◆ What to produce: Leave out the pictures and retype only the lines from the opening line to the line that holds "0.6,0.55,0.3];", both ends included.

- - -

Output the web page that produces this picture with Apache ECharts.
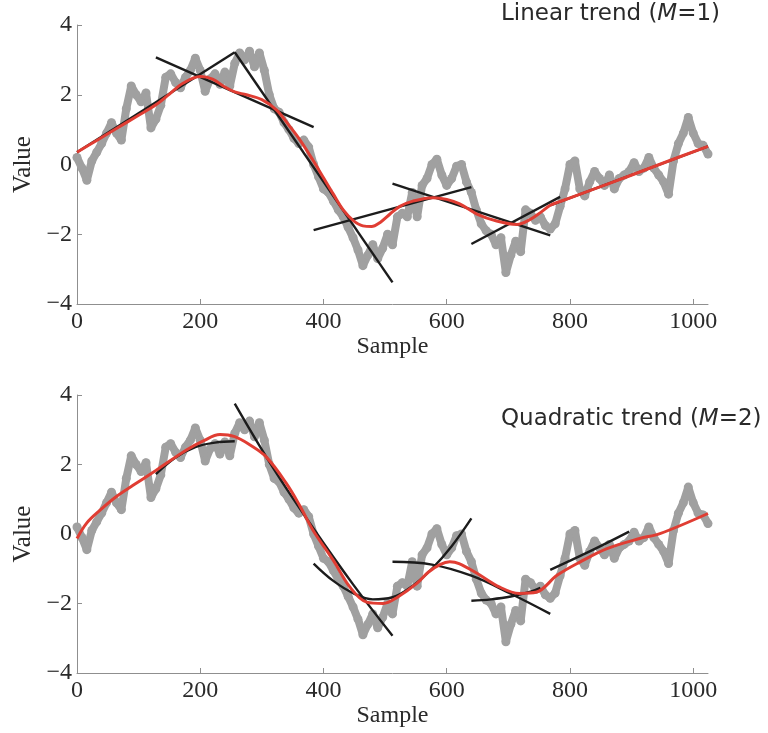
<!DOCTYPE html>
<html>
<head>
<meta charset="utf-8">
<script src="https://cdn.jsdelivr.net/npm/echarts@6/dist/echarts.min.js"></script>
<style>
  html, body { margin: 0; padding: 0; background: #fff; }
  #chart { width: 768px; height: 733px; }
</style>
</head>
<body>
<div id="chart"></div>
<script>
// Noisy signal (sample index, value)
const samples = [0,8,16,24,32,40,48,56,64,72,80,88,96,104,112,120,128,136,144,152,160,168,176,184,192,200,
  208,216,224,232,240,248,256,264,272,280,288,296,304,312,320,328,336,344,352,360,368,376,384,392,400,
  408,416,424,432,440,448,456,464,472,480,488,496,504,512,520,528,536,544,552,560,568,576,584,592,600,
  608,616,624,632,640,648,656,664,672,680,688,696,704,712,720,728,736,744,752,760,768,776,784,792,800,
  808,816,824,832,840,848,856,864,872,880,888,896,904,912,920,928,936,944,952,960,968,976,984,992,1000,
  1008,1016,1024];
const values = [0.2,-0.1,-0.45,0.1,0.35,0.6,0.9,1.2,0.9,0.7,1.6,2.25,2.0,1.8,2.05,1.05,1.3,1.7,2.5,2.6,2.35,2.2,2.5,2.7,3.05,2.7,
  2.1,2.45,2.6,2.3,2.65,2.25,2.9,3.2,3.0,3.25,2.8,3.2,2.7,2.0,1.6,1.5,1.2,1.0,0.75,0.6,0.7,0.5,0.0,-0.35,-0.7,
  -0.8,-1.05,-1.3,-1.5,-1.8,-2.1,-2.45,-2.9,-2.6,-2.3,-2.7,-2.4,-2.0,-2.3,-1.5,-1.4,-1.5,-0.8,-1.5,-0.6,-0.4,0.0,0.15,-0.3,-0.6,
  -0.4,-0.05,0.0,-0.5,-0.8,-1.3,-1.7,-1.9,-2.0,-2.3,-2.1,-3.1,-2.6,-2.2,-2.5,-1.3,-1.4,-1.6,-1.5,-1.75,-1.85,-1.7,-1.2,-0.7,0.0,
  0.1,-0.7,-0.9,-0.5,-0.2,-0.4,-0.6,-0.3,-0.7,-0.4,-0.3,-0.2,0.05,-0.2,-0.1,0.2,-0.1,-0.3,-0.5,-0.85,0.1,0.6,0.9,1.35,0.9,
  0.6,0.55,0.3];

// Linear (M=1) trend
const trendLinX = [0,32,64,96,128,150,172,200,220,240,256,275,300,324,345,362,383,400,416,432,448,464,478,492,508,524,545,578,
  600,621,649,681,714,735,752,768,784,832,896,960,1024];
const trendLinY = [0.35,0.69,1.03,1.37,1.71,2.02,2.33,2.52,2.45,2.22,2.08,2.0,1.86,1.56,1.1,0.7,0.12,-0.38,-0.85,-1.3,-1.6,-1.76,-1.78,-1.66,-1.42,-1.2,-1.05,-0.95,
  -1.0,-1.13,-1.42,-1.62,-1.72,-1.58,-1.38,-1.17,-1.06,-0.75,-0.33,0.1,0.52];

// Local linear fits: start/end sample and value of each segment
const linSegX0 = [0,128,256,384,512,640,768];
const linSegX1 = [256,384,512,640,768,784,1024];
const linSegY0 = [0.35,3.07,3.22,-1.88,-0.55,-2.28,-1.17];
const linSegY1 = [3.22,1.07,-3.38,-0.65,-2.03,-0.93,0.52];

// Quadratic (M=2) trend
const trendQuadX = [0,16,37,64,91,128,177,205,232,256,281,307,340,362,383,416,443,470,497,520,551,570,589,605,620,649,686,718,746,
  779,816,860,913,946,1024];
const trendQuadY = [-0.13,0.32,0.68,1.08,1.4,1.83,2.41,2.68,2.86,2.8,2.56,2.22,1.45,0.8,0.11,-0.76,-1.53,-1.96,-2.0,-1.82,-1.43,-1.1,-0.88,-0.8,-0.85,-1.13,-1.53,-1.71,-1.67,
  -1.19,-0.81,-0.42,-0.13,0.01,0.59];

// Local quadratic fits
const quadSegX = [
  [128,160,192,224,256],
  [256,320,384,448,512],
  [384,416,448,480,512,544,576,608,640],
  [512,576,640,704,768],
  [640,672,704,736,752],
  [768,832,896]
];
const quadSegY = [
  [1.72,2.2,2.5,2.63,2.67],
  [3.75,1.85,0.15,-1.45,-2.93],
  [-0.85,-1.35,-1.7,-1.88,-1.82,-1.5,-1.0,-0.35,0.45],
  [-0.8,-0.88,-1.2,-1.72,-2.3],
  [-1.92,-1.88,-1.8,-1.66,-1.55],
  [-1.03,-0.5,0.07]
];

const xTicks = [0, 200, 400, 600, 800, 1000];
const yTicks = [-4, -2, 0, 2, 4];

const serif = 'Liberation Serif';
const sans = 'DejaVu Sans';
const GRAY = '#a0a0a0', RED = '#e03d33', BLACK = '#1c1c1c', AXIS = '#8f8f8f';

const zip = (xs, ys) => xs.map((x, i) => [x, ys[i]]);

function xAxisFor(idx) {
  return {
    gridIndex: idx, type: 'value', min: xTicks[0], max: 1024, interval: xTicks[1] - xTicks[0],
    name: 'Sample', nameLocation: 'middle', nameGap: 29,
    nameTextStyle: { fontFamily: serif, fontSize: 24, color: '#2a2a2a' },
    axisLine: { show: true, onZero: false, lineStyle: { color: AXIS, width: 1 } },
    axisTick: { show: true, inside: true, length: 5, lineStyle: { color: AXIS } },
    axisLabel: { showMaxLabel: false, margin: 6, fontFamily: serif, fontSize: 24, color: '#2a2a2a',
      formatter: v => String(v) },
    splitLine: { show: false }
  };
}
function yAxisFor(idx) {
  return {
    gridIndex: idx, type: 'value', min: yTicks[0], max: yTicks[yTicks.length - 1], interval: 2,
    name: 'Value', nameLocation: 'middle', nameGap: 41, nameRotate: 90,
    nameTextStyle: { fontFamily: serif, fontSize: 25, color: '#2a2a2a' },
    axisLine: { show: true, onZero: false, lineStyle: { color: AXIS, width: 1 } },
    axisTick: { show: true, inside: true, length: 5, lineStyle: { color: AXIS } },
    axisLabel: { margin: 5, fontFamily: serif, fontSize: 24, color: '#2a2a2a',
      formatter: v => String(v).replace('-', '\u2212') },
    splitLine: { show: false }
  };
}

const series = [];
[0, 1].forEach(g => {
  series.push({
    type: 'line', xAxisIndex: g, yAxisIndex: g, data: zip(samples, values),
    showSymbol: true, symbol: 'circle', symbolSize: 9, itemStyle: { color: GRAY },
    lineStyle: { color: GRAY, width: 8, cap: 'round', join: 'round' },
    silent: true, animation: false, z: 1
  });
});
linSegX0.forEach((x0, i) => {
  series.push({
    type: 'line', xAxisIndex: 0, yAxisIndex: 0,
    data: [[x0, linSegY0[i]], [linSegX1[i], linSegY1[i]]],
    showSymbol: false, lineStyle: { color: BLACK, width: 2.4 }, animation: false, z: 2
  });
});
quadSegX.forEach((xs, i) => {
  series.push({
    type: 'line', xAxisIndex: 1, yAxisIndex: 1, data: zip(xs, quadSegY[i]), smooth: 0.4,
    showSymbol: false, lineStyle: { color: BLACK, width: 2.4 }, animation: false, z: 2
  });
});
series.push({
  type: 'line', xAxisIndex: 0, yAxisIndex: 0, data: zip(trendLinX, trendLinY), smooth: 0.35,
  showSymbol: false, lineStyle: { color: RED, width: 3 }, animation: false, z: 3
});
series.push({
  type: 'line', xAxisIndex: 1, yAxisIndex: 1, data: zip(trendQuadX, trendQuadY), smooth: 0.35,
  showSymbol: false, lineStyle: { color: RED, width: 3 }, animation: false, z: 3
});

const titleStyle = {
  fontFamily: sans, fontSize: 23, fontWeight: 'normal', color: '#2a2a2a',
  rich: { i: { fontFamily: sans, fontSize: 23, fontStyle: 'italic', color: '#2a2a2a' } }
};

const chart = echarts.init(document.getElementById('chart'), null, { renderer: 'canvas' });
chart.setOption({
  backgroundColor: '#fff',
  animation: false,
  title: [
    { text: 'Linear trend ({i|M}=1)', left: 501, top: 3, padding: 0, textStyle: titleStyle },
    { text: 'Quadratic trend ({i|M}=2)', left: 501, top: 408, padding: 0, textStyle: titleStyle }
  ],
  grid: [
    { left: 77, top: 25, width: 631, height: 279, containLabel: false },
    { left: 77, top: 395, width: 631, height: 278, containLabel: false }
  ],
  xAxis: [xAxisFor(0), xAxisFor(1)],
  yAxis: [yAxisFor(0), yAxisFor(1)],
  series: series
});
</script>
</body>
</html>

- - -

◆ Solution below:
Output the web page that produces this picture with Apache ECharts.
<!DOCTYPE html>
<html>
<head>
<meta charset="utf-8">
<script src="https://cdn.jsdelivr.net/npm/echarts@6/dist/echarts.min.js"></script>
<style>
  html, body { margin: 0; padding: 0; background: #fff; }
  #chart { width: 768px; height: 733px; }
</style>
</head>
<body>
<div id="chart"></div>
<script>
// Noisy signal (sample index, value)
const samples = [0,8,16,24,32,40,48,56,64,72,80,88,96,104,112,120,128,136,144,152,160,168,176,184,192,200,
  208,216,224,232,240,248,256,264,272,280,288,296,304,312,320,328,336,344,352,360,368,376,384,392,400,
  408,416,424,432,440,448,456,464,472,480,488,496,504,512,520,528,536,544,552,560,568,576,584,592,600,
  608,616,624,632,640,648,656,664,672,680,688,696,704,712,720,728,736,744,752,760,768,776,784,792,800,
  808,816,824,832,840,848,856,864,872,880,888,896,904,912,920,928,936,944,952,960,968,976,984,992,1000,
  1008,1016,1024];
const values = [0.2,-0.1,-0.45,0.1,0.35,0.6,0.9,1.2,0.9,0.7,1.6,2.25,2.0,1.8,2.05,1.05,1.3,1.7,2.5,2.6,2.35,2.2,2.5,2.7,3.05,2.7,
  2.1,2.45,2.6,2.3,2.65,2.25,2.9,3.2,3.0,3.25,2.8,3.2,2.7,2.0,1.6,1.5,1.2,1.0,0.75,0.6,0.7,0.5,0.0,-0.35,-0.7,
  -0.8,-1.05,-1.3,-1.5,-1.8,-2.1,-2.45,-2.9,-2.6,-2.3,-2.7,-2.4,-2.0,-2.3,-1.5,-1.4,-1.5,-0.8,-1.5,-0.6,-0.4,0.0,0.15,-0.3,-0.6,
  -0.4,-0.05,0.0,-0.5,-0.8,-1.3,-1.7,-1.9,-2.0,-2.3,-2.1,-3.1,-2.6,-2.2,-2.5,-1.3,-1.4,-1.6,-1.5,-1.75,-1.85,-1.7,-1.2,-0.7,0.0,
  0.1,-0.7,-0.9,-0.5,-0.2,-0.4,-0.6,-0.3,-0.7,-0.4,-0.3,-0.2,0.05,-0.2,-0.1,0.2,-0.1,-0.3,-0.5,-0.85,0.1,0.6,0.9,1.35,0.9,
  0.6,0.55,0.3];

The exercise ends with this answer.